John McPhee is a Pulitzer Prize winning reporter who helped reinvent narrative non-fiction. He is also one of my writing heroes and mentors (even if he doesn’t know it.)
McPhee has often spoken about one of the most important writing lessons he learned, back in high school, when he was in Mrs. McKee’s class.
“We had a lot of fun in that class,” he recalls. “We could write anything, fiction, non-fiction, poetry. Whatever it was, the structure had to be defended. You had to turn in, with each piece, a structural presentation, an outline, or a doodle of some sort that showed that you were thinking about the anatomy of the piece when you were writing it.”
McPhee found the practice so valuable, he required it of every student he taught. I find it to be one of the most useful strategies I use.

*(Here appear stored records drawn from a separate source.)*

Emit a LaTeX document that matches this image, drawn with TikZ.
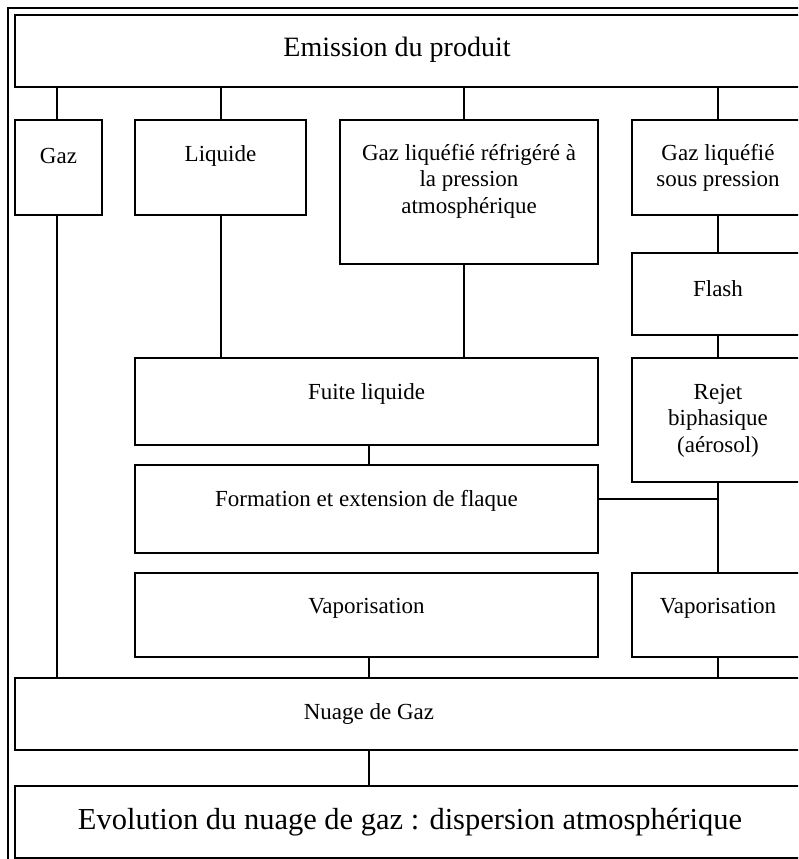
\documentclass[tikz,border=0pt]{standalone}
\usepackage{fontspec}
\setmainfont{Liberation Serif}
\usetikzlibrary{calc}
\begin{document}
\begin{tikzpicture}[x=1pt,y=-1pt,
  box/.style={draw, line width=1.3pt, anchor=north west, inner sep=0pt, outer sep=0pt},
  lbl/.style={align=center, font=\fontsize{23}{26.5}\selectfont, inner sep=0pt},
  big/.style={font=\fontsize{28}{34}\selectfont, inner sep=0pt},
  bigger/.style={font=\fontsize{30.5}{36}\selectfont, inner sep=0pt},
  link/.style={line width=1.3pt}]
\useasboundingbox (0,0) rectangle (798,859);
\clip (0,0) rectangle (798,859);
% outer frame
\draw[line width=2pt] (8,8) rectangle (830,890);

% boxes
\node[box, minimum width=800pt, minimum height=72pt] (emit) at (15,15) {};
\node[box, minimum width=87pt, minimum height=95pt] (gaz) at (15,120) {};
\node[box, minimum width=171pt, minimum height=95pt] (liq) at (135,120) {};
\node[box, minimum width=258pt, minimum height=144pt] (glr) at (340,120) {};
\node[box, minimum width=172pt, minimum height=95pt] (gls) at (632,120) {};
\node[box, minimum width=172pt, minimum height=82pt] (flash) at (632,253) {};
\node[box, minimum width=172pt, minimum height=124pt] (rejet) at (632,358) {};
\node[box, minimum width=463pt, minimum height=87pt] (fuite) at (135,358) {};
\node[box, minimum width=463pt, minimum height=88pt] (flaque) at (135,465) {};
\node[box, minimum width=463pt, minimum height=84pt] (vapl) at (135,573) {};
\node[box, minimum width=172pt, minimum height=84pt] (vapr) at (632,573) {};
\node[box, minimum width=800pt, minimum height=72pt] (nuage) at (15,678) {};
\node[box, minimum width=800pt, minimum height=72pt] (evol) at (15,786) {};

% texts
\node[big] (temit) at (397,50) {Emission du produit};
\node[lbl] (tgaz) at (58.5,156) {Gaz};
\node[lbl] (tliq) at (220.5,156) {Liquide};
\node[lbl, anchor=north] (tglr) at (469,144) {Gaz liquéfié réfrigéré à\\la pression\\atmosphérique};
\node[lbl, anchor=north] (tgls) at (718,144) {Gaz liquéfié\\sous pression};
\node[lbl] (tflash) at (718,289) {Flash};
\node[lbl, anchor=north] (trejet) at (718,384) {Rejet\\biphasique\\(aérosol)};
\node[lbl] (tfuite) at (366.5,394) {Fuite liquide};
\node[lbl] (tflaque) at (366.5,501) {Formation et extension de flaque};
\node[lbl] (tvapl) at (366.5,608) {Vaporisation};
\node[lbl] (tvapr) at (718,608) {Vaporisation};
\node[lbl] (tnuage) at (369,714) {Nuage de Gaz};
\node[bigger] (tevol) at (410,822) {Evolution du nuage de gaz : dispersion atmosphérique};

% connectors
\coordinate (xgaz) at (57,0);
\coordinate (xliq) at (221,0);
\coordinate (xglr) at (464,0);
\coordinate (xr) at (718,0);
\coordinate (xc) at (369,0);
\coordinate (joint) at (718,499);

\draw[link] (emit.south -| xgaz) -- (gaz.north -| xgaz);
\draw[link] (emit.south -| xliq) -- (liq.north -| xliq);
\draw[link] (emit.south -| xglr) -- (glr.north -| xglr);
\draw[link] (emit.south -| xr) -- (gls.north -| xr);
\draw[link] (gls.south -| xr) -- (flash.north -| xr);
\draw[link] (flash.south -| xr) -- (rejet.north -| xr);
\draw[link] (rejet.south -| xr) -- (vapr.north -| xr);
\draw[link] (flaque.east |- joint) -- (joint);
\draw[link] (liq.south -| xliq) -- (fuite.north -| xliq);
\draw[link] (glr.south -| xglr) -- (fuite.north -| xglr);
\draw[link] (fuite.south -| xc) -- (flaque.north -| xc);
\draw[link] (gaz.south -| xgaz) -- (nuage.north -| xgaz);
\draw[link] (vapl.south -| xc) -- (nuage.north -| xc);
\draw[link] (vapr.south -| xr) -- (nuage.north -| xr);
\draw[link] (nuage.south -| xc) -- (evol.north -| xc);
\end{tikzpicture}
\end{document}
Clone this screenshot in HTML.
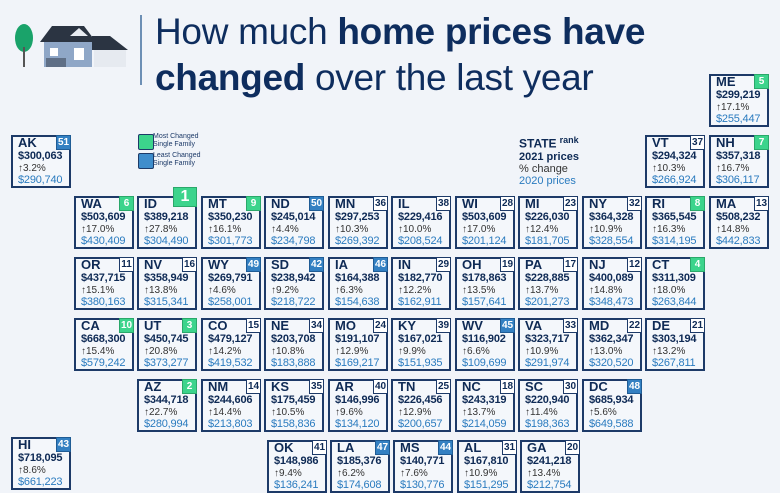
<!DOCTYPE html>
<html><head><meta charset="utf-8"><style>
body{margin:0;width:780px;height:490px;overflow:hidden;background:#f1f4f9;font-family:"Liberation Sans",sans-serif;position:relative;color:#0e2a55}
.t{position:absolute;width:56px;height:49px;border:2px solid #1d3a68;background:#f4f7fb;box-sizing:content-box}
.t b,.t p,.t s,.t u{position:absolute;left:5px;margin:0;white-space:nowrap}
.t b{top:-1px;font-size:13px;line-height:13px;font-weight:bold}
.t i{position:absolute;right:-2px;top:-2px;width:13px;height:13px;border:1.5px solid #1d3a68;background:#fff;font-style:normal;font-size:10px;line-height:13px;text-align:center;box-sizing:content-box;font-weight:bold}
.g i{background:#3cd48c;color:#fff;border-color:#2aa86a}
.bl i{background:#3380c2;color:#fff;border-color:#1f5c95}
.t p{top:14px;font-size:11px;line-height:11px;font-weight:bold;letter-spacing:-0.2px}
.t s{top:27px;text-decoration:none;font-size:10px;line-height:10px;color:#333}
.t u{top:38px;text-decoration:none;font-size:11px;line-height:11px;color:#2a7bbf;letter-spacing:-0.2px}
.one i{width:22px;height:18px;top:-11px;font-size:16px;line-height:18px}
</style></head><body>
<svg style="position:absolute;left:12px;top:22px" width="120" height="48">
<ellipse cx="12" cy="16" rx="9" ry="14" fill="#1aa36a"/><rect x="11" y="25" width="2" height="20" fill="#555"/>
<polygon points="28,20 40,4 72,4 84,20" fill="#2b3442"/><rect x="32" y="20" width="48" height="25" fill="#8fa7c7"/>
<polygon points="58,14 67,6 76,14" fill="#e8ecf2"/>
<polygon points="80,14 98,14 116,28 80,28" fill="#2b3442"/><rect x="82" y="28" width="32" height="17" fill="#e6eaf0"/>
<rect x="38" y="26" width="8" height="8" fill="#fff"/><rect x="62" y="26" width="10" height="12" fill="#fff"/><rect x="34" y="36" width="20" height="9" fill="#5f6f86"/>
</svg>
<div style="position:absolute;left:140px;top:15px;width:2px;height:70px;background:#6d8fb5"></div>
<div style="position:absolute;left:155px;top:9px;font-size:37px;line-height:46px;color:#0e2d5e;letter-spacing:-0.3px">How much <b>home prices have</b><br><b>changed</b> over the last year</div>
<div style="position:absolute;left:138px;top:134px;width:14px;height:14px;background:#3cd48c;border:1.5px solid #1d3a68;border-radius:2px"></div>
<div style="position:absolute;left:153px;top:133px;font-size:7px;line-height:8px;color:#1d3a68">Most Changed<br>Single Family</div>
<div style="position:absolute;left:138px;top:153px;width:14px;height:14px;background:#3f8dcc;border:1.5px solid #1d3a68;border-radius:2px"></div>
<div style="position:absolute;left:153px;top:152px;font-size:7px;line-height:8px;color:#1d3a68">Least Changed<br>Single Family</div>
<div style="position:absolute;left:519px;top:134px;font-size:11px;line-height:12px;color:#0e2a55"><b style="font-size:12px">STATE</b> <sup style="font-size:9px;font-weight:bold">rank</sup><br><b>2021 prices</b><br><span style="color:#333">% change</span><br><span style="color:#2a7bbf">2020 prices</span></div>

<div class="t g" style="left:709px;top:74px"><b>ME</b><i>5</i><p>$299,219</p><s>↑17.1%</s><u>$255,447</u></div>
<div class="t bl" style="left:11px;top:135px"><b>AK</b><i>51</i><p>$300,063</p><s>↑3.2%</s><u>$290,740</u></div>
<div class="t" style="left:645px;top:135px"><b>VT</b><i>37</i><p>$294,324</p><s>↑10.3%</s><u>$266,924</u></div>
<div class="t g" style="left:709px;top:135px"><b>NH</b><i>7</i><p>$357,318</p><s>↑16.7%</s><u>$306,117</u></div>

<div class="t g" style="left:74px;top:196px"><b>WA</b><i>6</i><p>$503,609</p><s>↑17.0%</s><u>$430,409</u></div>
<div class="t g one" style="left:137px;top:196px"><b>ID</b><i>1</i><p>$389,218</p><s>↑27.8%</s><u>$304,490</u></div>
<div class="t g" style="left:201px;top:196px"><b>MT</b><i>9</i><p>$350,230</p><s>↑16.1%</s><u>$301,773</u></div>
<div class="t bl" style="left:264px;top:196px"><b>ND</b><i>50</i><p>$245,014</p><s>↑4.4%</s><u>$234,798</u></div>
<div class="t" style="left:328px;top:196px"><b>MN</b><i>36</i><p>$297,253</p><s>↑10.3%</s><u>$269,392</u></div>
<div class="t" style="left:391px;top:196px"><b>IL</b><i>38</i><p>$229,416</p><s>↑10.0%</s><u>$208,524</u></div>
<div class="t" style="left:455px;top:196px"><b>WI</b><i>28</i><p>$503,609</p><s>↑17.0%</s><u>$201,124</u></div>
<div class="t" style="left:518px;top:196px"><b>MI</b><i>23</i><p>$226,030</p><s>↑12.4%</s><u>$181,705</u></div>
<div class="t" style="left:582px;top:196px"><b>NY</b><i>32</i><p>$364,328</p><s>↑10.9%</s><u>$328,554</u></div>
<div class="t g" style="left:645px;top:196px"><b>RI</b><i>8</i><p>$365,545</p><s>↑16.3%</s><u>$314,195</u></div>
<div class="t" style="left:709px;top:196px"><b>MA</b><i>13</i><p>$508,232</p><s>↑14.8%</s><u>$442,833</u></div>

<div class="t" style="left:74px;top:257px"><b>OR</b><i>11</i><p>$437,715</p><s>↑15.1%</s><u>$380,163</u></div>
<div class="t" style="left:137px;top:257px"><b>NV</b><i>16</i><p>$358,949</p><s>↑13.8%</s><u>$315,341</u></div>
<div class="t bl" style="left:201px;top:257px"><b>WY</b><i>49</i><p>$269,791</p><s>↑4.6%</s><u>$258,001</u></div>
<div class="t bl" style="left:264px;top:257px"><b>SD</b><i>42</i><p>$238,942</p><s>↑9.2%</s><u>$218,722</u></div>
<div class="t bl" style="left:328px;top:257px"><b>IA</b><i>46</i><p>$164,388</p><s>↑6.3%</s><u>$154,638</u></div>
<div class="t" style="left:391px;top:257px"><b>IN</b><i>29</i><p>$182,770</p><s>↑12.2%</s><u>$162,911</u></div>
<div class="t" style="left:455px;top:257px"><b>OH</b><i>19</i><p>$178,863</p><s>↑13.5%</s><u>$157,641</u></div>
<div class="t" style="left:518px;top:257px"><b>PA</b><i>17</i><p>$228,885</p><s>↑13.7%</s><u>$201,273</u></div>
<div class="t" style="left:582px;top:257px"><b>NJ</b><i>12</i><p>$400,089</p><s>↑14.8%</s><u>$348,473</u></div>
<div class="t g" style="left:645px;top:257px"><b>CT</b><i>4</i><p>$311,309</p><s>↑18.0%</s><u>$263,844</u></div>

<div class="t g" style="left:74px;top:318px"><b>CA</b><i>10</i><p>$668,300</p><s>↑15.4%</s><u>$579,242</u></div>
<div class="t g" style="left:137px;top:318px"><b>UT</b><i>3</i><p>$450,745</p><s>↑20.8%</s><u>$373,277</u></div>
<div class="t" style="left:201px;top:318px"><b>CO</b><i>15</i><p>$479,127</p><s>↑14.2%</s><u>$419,532</u></div>
<div class="t" style="left:264px;top:318px"><b>NE</b><i>34</i><p>$203,708</p><s>↑10.8%</s><u>$183,888</u></div>
<div class="t" style="left:328px;top:318px"><b>MO</b><i>24</i><p>$191,107</p><s>↑12.9%</s><u>$169,217</u></div>
<div class="t" style="left:391px;top:318px"><b>KY</b><i>39</i><p>$167,021</p><s>↑9.9%</s><u>$151,935</u></div>
<div class="t bl" style="left:455px;top:318px"><b>WV</b><i>45</i><p>$116,902</p><s>↑6.6%</s><u>$109,699</u></div>
<div class="t" style="left:518px;top:318px"><b>VA</b><i>33</i><p>$323,717</p><s>↑10.9%</s><u>$291,974</u></div>
<div class="t" style="left:582px;top:318px"><b>MD</b><i>22</i><p>$362,347</p><s>↑13.0%</s><u>$320,520</u></div>
<div class="t" style="left:645px;top:318px"><b>DE</b><i>21</i><p>$303,194</p><s>↑13.2%</s><u>$267,811</u></div>

<div class="t g" style="left:137px;top:379px"><b>AZ</b><i>2</i><p>$344,718</p><s>↑22.7%</s><u>$280,994</u></div>
<div class="t" style="left:201px;top:379px"><b>NM</b><i>14</i><p>$244,606</p><s>↑14.4%</s><u>$213,803</u></div>
<div class="t" style="left:264px;top:379px"><b>KS</b><i>35</i><p>$175,459</p><s>↑10.5%</s><u>$158,836</u></div>
<div class="t" style="left:328px;top:379px"><b>AR</b><i>40</i><p>$146,996</p><s>↑9.6%</s><u>$134,120</u></div>
<div class="t" style="left:391px;top:379px"><b>TN</b><i>25</i><p>$226,456</p><s>↑12.9%</s><u>$200,657</u></div>
<div class="t" style="left:455px;top:379px"><b>NC</b><i>18</i><p>$243,319</p><s>↑13.7%</s><u>$214,059</u></div>
<div class="t" style="left:518px;top:379px"><b>SC</b><i>30</i><p>$220,940</p><s>↑11.4%</s><u>$198,363</u></div>
<div class="t bl" style="left:582px;top:379px"><b>DC</b><i>48</i><p>$685,934</p><s>↑5.6%</s><u>$649,588</u></div>

<div class="t bl" style="left:11px;top:437px"><b>HI</b><i>43</i><p>$718,095</p><s>↑8.6%</s><u>$661,223</u></div>
<div class="t" style="left:267px;top:440px"><b>OK</b><i>41</i><p>$148,986</p><s>↑9.4%</s><u>$136,241</u></div>
<div class="t bl" style="left:330px;top:440px"><b>LA</b><i>47</i><p>$185,376</p><s>↑6.2%</s><u>$174,608</u></div>
<div class="t bl" style="left:393px;top:440px"><b>MS</b><i>44</i><p>$140,771</p><s>↑7.6%</s><u>$130,776</u></div>
<div class="t" style="left:457px;top:440px"><b>AL</b><i>31</i><p>$167,810</p><s>↑10.9%</s><u>$151,295</u></div>
<div class="t" style="left:520px;top:440px"><b>GA</b><i>20</i><p>$241,218</p><s>↑13.4%</s><u>$212,754</u></div>
</body></html>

When I start a draft, or when I got lost in the middle of writing one, I make time to build a map tracing the path I need to follow to get from where I am to where I want to go. Sometimes this map takes the form of a traditional outline, sometimes it looks more like the directions you would give a lost tourist.
I think the form I put this thinking into matters less than the thinking itself. Imagining “the anatomy of the piece” helps me understand how ideas and information fit together, what should come first, second, and so on, and where the trouble spots might be.
Such understanding serves to orient me, and eventually, I hope, any readers who might follow.